___ Data supplied
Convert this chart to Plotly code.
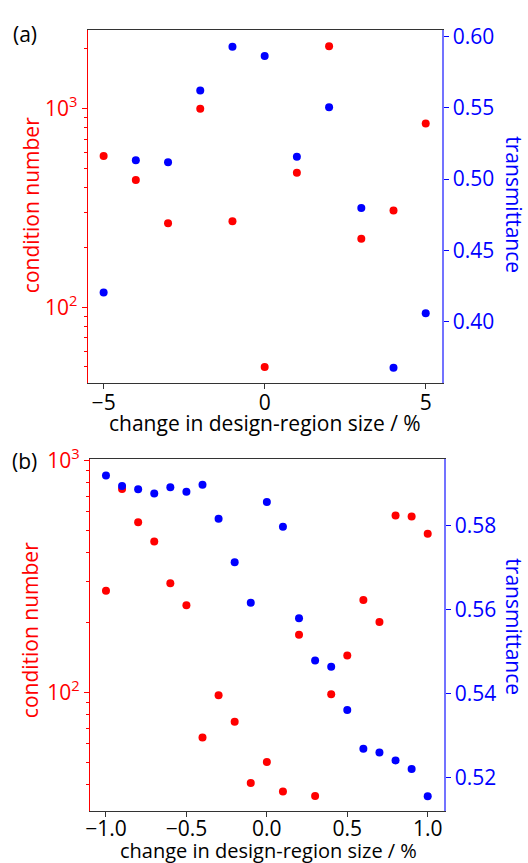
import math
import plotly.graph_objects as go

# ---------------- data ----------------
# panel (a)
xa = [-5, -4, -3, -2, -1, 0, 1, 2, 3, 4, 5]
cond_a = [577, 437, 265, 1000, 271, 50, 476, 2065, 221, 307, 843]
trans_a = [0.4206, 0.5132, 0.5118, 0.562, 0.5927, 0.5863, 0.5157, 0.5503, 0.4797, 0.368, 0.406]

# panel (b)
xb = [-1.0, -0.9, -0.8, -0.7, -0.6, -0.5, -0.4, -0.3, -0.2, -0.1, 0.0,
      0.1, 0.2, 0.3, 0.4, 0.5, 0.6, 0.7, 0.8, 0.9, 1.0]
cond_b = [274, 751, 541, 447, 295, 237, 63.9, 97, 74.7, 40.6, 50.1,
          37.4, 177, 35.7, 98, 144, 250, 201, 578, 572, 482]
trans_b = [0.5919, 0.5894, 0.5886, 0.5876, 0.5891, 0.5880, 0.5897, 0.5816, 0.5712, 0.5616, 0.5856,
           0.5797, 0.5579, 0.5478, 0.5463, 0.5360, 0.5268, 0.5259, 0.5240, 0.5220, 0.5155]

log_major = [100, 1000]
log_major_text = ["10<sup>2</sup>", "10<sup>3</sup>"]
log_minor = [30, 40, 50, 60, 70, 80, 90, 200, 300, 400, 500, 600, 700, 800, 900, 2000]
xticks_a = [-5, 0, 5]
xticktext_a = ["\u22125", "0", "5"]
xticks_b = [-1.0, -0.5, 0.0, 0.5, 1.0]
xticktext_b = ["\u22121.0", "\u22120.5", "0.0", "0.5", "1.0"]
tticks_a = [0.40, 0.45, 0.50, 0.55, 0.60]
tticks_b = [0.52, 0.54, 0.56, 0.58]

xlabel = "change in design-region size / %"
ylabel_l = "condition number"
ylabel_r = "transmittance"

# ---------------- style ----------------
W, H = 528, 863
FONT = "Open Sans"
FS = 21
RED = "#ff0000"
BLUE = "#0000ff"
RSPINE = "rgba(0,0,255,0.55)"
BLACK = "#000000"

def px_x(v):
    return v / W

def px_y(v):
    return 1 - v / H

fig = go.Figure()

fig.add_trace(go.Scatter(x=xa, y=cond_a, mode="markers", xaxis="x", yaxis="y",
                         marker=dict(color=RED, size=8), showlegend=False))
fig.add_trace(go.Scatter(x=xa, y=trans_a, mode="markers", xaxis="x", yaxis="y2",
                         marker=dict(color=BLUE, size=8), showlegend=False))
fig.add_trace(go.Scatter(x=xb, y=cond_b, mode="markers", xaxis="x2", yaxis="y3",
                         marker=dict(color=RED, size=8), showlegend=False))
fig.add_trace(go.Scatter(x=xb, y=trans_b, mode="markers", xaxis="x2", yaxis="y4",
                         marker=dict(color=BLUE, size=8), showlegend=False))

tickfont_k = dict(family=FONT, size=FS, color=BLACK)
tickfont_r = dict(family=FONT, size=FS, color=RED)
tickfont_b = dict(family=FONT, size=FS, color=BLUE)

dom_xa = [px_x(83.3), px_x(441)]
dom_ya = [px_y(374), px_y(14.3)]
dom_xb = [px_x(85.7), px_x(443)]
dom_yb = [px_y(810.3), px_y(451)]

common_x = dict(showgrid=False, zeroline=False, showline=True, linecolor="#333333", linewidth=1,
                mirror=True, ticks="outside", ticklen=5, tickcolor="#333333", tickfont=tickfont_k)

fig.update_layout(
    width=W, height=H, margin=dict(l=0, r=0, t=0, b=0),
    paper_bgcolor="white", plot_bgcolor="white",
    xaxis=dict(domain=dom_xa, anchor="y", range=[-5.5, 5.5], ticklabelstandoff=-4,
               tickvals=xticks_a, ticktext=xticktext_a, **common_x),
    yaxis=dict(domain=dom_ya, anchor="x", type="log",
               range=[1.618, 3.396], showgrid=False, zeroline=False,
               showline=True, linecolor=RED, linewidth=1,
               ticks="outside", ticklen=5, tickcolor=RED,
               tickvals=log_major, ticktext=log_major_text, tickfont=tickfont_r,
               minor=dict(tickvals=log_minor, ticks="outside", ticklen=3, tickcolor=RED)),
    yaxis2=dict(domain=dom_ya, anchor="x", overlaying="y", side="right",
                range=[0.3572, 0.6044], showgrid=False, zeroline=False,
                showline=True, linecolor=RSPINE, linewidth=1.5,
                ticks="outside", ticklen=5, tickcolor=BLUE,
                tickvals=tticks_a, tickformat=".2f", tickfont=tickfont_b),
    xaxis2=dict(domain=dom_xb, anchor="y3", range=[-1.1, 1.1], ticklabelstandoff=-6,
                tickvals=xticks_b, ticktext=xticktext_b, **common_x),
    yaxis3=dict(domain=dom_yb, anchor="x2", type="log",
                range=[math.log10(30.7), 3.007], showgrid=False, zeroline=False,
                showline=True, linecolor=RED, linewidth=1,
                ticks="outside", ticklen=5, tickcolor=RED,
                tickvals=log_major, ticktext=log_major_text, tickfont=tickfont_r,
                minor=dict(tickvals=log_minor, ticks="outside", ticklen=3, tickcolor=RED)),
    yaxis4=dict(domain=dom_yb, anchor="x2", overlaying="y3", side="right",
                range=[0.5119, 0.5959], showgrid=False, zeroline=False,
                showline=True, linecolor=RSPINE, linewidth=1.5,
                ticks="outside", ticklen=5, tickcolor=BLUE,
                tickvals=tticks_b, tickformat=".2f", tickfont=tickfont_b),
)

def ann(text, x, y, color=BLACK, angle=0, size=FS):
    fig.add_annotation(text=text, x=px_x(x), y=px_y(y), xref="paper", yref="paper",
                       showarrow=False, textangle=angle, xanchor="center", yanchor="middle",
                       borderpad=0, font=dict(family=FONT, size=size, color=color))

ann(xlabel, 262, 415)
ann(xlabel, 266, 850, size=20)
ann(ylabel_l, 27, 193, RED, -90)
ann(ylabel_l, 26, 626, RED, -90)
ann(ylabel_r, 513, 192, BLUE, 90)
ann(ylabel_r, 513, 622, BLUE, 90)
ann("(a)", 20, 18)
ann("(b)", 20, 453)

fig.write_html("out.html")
______
___ Data supplied
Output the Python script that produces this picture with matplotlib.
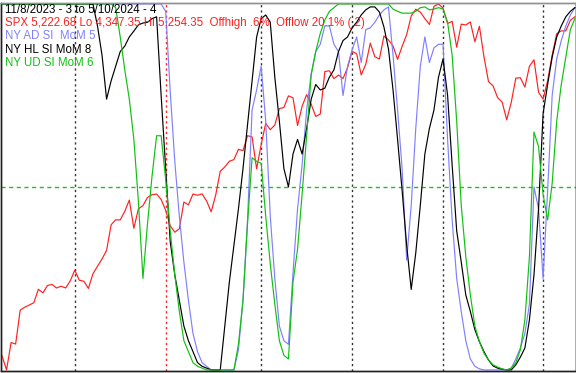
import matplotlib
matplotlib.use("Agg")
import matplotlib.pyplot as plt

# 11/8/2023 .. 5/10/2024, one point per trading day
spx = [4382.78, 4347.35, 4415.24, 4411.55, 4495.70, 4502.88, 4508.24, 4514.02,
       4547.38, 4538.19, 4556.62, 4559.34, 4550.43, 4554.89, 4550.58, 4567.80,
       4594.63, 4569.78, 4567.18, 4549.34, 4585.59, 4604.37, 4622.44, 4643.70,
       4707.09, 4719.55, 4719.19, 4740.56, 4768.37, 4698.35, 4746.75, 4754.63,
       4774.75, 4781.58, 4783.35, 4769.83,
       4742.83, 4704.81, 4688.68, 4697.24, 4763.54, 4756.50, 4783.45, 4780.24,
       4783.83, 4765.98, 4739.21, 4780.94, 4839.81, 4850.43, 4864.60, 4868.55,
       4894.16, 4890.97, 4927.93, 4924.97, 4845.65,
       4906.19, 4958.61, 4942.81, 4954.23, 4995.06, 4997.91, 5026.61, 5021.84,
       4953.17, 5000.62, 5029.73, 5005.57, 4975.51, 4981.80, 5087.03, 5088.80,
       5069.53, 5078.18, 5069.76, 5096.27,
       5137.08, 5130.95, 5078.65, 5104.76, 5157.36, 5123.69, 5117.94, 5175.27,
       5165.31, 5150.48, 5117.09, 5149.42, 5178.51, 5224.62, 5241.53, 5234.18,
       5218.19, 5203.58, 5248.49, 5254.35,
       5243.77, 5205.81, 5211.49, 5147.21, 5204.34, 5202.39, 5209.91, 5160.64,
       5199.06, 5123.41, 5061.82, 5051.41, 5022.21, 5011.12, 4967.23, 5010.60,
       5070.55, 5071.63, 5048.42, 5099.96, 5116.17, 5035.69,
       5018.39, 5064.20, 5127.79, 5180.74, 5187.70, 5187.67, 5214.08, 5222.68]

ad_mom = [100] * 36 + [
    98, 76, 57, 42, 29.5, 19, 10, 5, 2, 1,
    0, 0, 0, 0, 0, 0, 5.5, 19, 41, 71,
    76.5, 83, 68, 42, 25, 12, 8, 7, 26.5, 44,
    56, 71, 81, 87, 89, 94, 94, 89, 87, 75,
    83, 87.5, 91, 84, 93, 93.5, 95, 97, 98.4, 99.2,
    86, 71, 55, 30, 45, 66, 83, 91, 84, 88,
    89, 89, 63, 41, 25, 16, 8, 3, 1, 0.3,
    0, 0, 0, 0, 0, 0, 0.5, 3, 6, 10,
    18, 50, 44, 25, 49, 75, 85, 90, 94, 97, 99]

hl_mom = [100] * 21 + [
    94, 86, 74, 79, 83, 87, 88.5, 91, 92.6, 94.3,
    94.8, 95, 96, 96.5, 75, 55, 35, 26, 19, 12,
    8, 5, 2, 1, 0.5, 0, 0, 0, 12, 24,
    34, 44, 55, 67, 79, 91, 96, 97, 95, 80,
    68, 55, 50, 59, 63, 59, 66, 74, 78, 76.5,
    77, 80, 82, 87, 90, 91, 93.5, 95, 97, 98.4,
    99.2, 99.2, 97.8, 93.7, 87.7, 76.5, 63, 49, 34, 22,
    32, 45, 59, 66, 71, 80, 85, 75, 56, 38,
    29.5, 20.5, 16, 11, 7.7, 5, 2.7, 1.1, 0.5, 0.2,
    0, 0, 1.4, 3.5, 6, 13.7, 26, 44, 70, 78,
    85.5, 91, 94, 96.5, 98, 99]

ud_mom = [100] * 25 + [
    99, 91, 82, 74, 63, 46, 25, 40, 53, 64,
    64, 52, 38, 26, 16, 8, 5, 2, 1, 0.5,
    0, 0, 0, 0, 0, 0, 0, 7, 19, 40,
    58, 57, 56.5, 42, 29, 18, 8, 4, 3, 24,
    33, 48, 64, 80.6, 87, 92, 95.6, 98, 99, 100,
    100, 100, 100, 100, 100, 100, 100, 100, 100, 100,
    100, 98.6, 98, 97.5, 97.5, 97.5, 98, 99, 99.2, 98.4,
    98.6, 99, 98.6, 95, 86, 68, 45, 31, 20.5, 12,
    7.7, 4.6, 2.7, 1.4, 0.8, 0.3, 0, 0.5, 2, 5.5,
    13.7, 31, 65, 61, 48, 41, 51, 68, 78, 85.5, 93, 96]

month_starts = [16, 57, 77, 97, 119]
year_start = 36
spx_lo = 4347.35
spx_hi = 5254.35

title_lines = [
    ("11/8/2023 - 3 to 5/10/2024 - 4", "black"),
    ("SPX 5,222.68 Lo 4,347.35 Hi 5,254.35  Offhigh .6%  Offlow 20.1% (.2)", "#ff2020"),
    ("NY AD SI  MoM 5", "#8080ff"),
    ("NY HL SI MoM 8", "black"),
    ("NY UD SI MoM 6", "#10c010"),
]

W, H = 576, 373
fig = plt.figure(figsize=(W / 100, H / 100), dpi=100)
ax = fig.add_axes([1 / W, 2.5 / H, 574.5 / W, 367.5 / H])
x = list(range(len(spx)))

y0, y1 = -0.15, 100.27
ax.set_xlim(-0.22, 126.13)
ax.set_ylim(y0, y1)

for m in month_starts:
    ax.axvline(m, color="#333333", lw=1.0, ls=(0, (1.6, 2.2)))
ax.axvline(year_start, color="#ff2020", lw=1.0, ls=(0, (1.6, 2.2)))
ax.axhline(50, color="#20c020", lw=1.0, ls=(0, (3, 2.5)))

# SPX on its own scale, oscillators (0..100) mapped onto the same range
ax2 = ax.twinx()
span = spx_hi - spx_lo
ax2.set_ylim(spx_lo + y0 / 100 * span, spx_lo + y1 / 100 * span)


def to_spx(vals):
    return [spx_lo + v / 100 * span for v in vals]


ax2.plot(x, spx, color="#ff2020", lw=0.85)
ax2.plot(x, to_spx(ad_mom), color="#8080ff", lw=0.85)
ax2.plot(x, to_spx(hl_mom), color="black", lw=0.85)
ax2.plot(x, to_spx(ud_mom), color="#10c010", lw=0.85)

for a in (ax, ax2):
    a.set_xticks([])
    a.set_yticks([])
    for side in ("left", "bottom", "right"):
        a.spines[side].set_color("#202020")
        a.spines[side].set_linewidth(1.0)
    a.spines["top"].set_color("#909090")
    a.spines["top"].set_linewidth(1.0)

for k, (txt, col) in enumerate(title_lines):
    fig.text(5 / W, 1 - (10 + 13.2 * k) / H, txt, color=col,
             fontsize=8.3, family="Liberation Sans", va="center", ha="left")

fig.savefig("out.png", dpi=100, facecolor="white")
______
## Exercise
Every line from the one containing "Convert this chart to Plotly code." through the one containing "0.5240, 0.5220, 0.5155]" should be quoted exactly, and no other lines; keep pictures out of the copy.

## The response
Convert this chart to Plotly code.
import math
import plotly.graph_objects as go

# ---------------- data ----------------
# panel (a)
xa = [-5, -4, -3, -2, -1, 0, 1, 2, 3, 4, 5]
cond_a = [577, 437, 265, 1000, 271, 50, 476, 2065, 221, 307, 843]
trans_a = [0.4206, 0.5132, 0.5118, 0.562, 0.5927, 0.5863, 0.5157, 0.5503, 0.4797, 0.368, 0.406]

# panel (b)
xb = [-1.0, -0.9, -0.8, -0.7, -0.6, -0.5, -0.4, -0.3, -0.2, -0.1, 0.0,
      0.1, 0.2, 0.3, 0.4, 0.5, 0.6, 0.7, 0.8, 0.9, 1.0]
cond_b = [274, 751, 541, 447, 295, 237, 63.9, 97, 74.7, 40.6, 50.1,
          37.4, 177, 35.7, 98, 144, 250, 201, 578, 572, 482]
trans_b = [0.5919, 0.5894, 0.5886, 0.5876, 0.5891, 0.5880, 0.5897, 0.5816, 0.5712, 0.5616, 0.5856,
           0.5797, 0.5579, 0.5478, 0.5463, 0.5360, 0.5268, 0.5259, 0.5240, 0.5220, 0.5155]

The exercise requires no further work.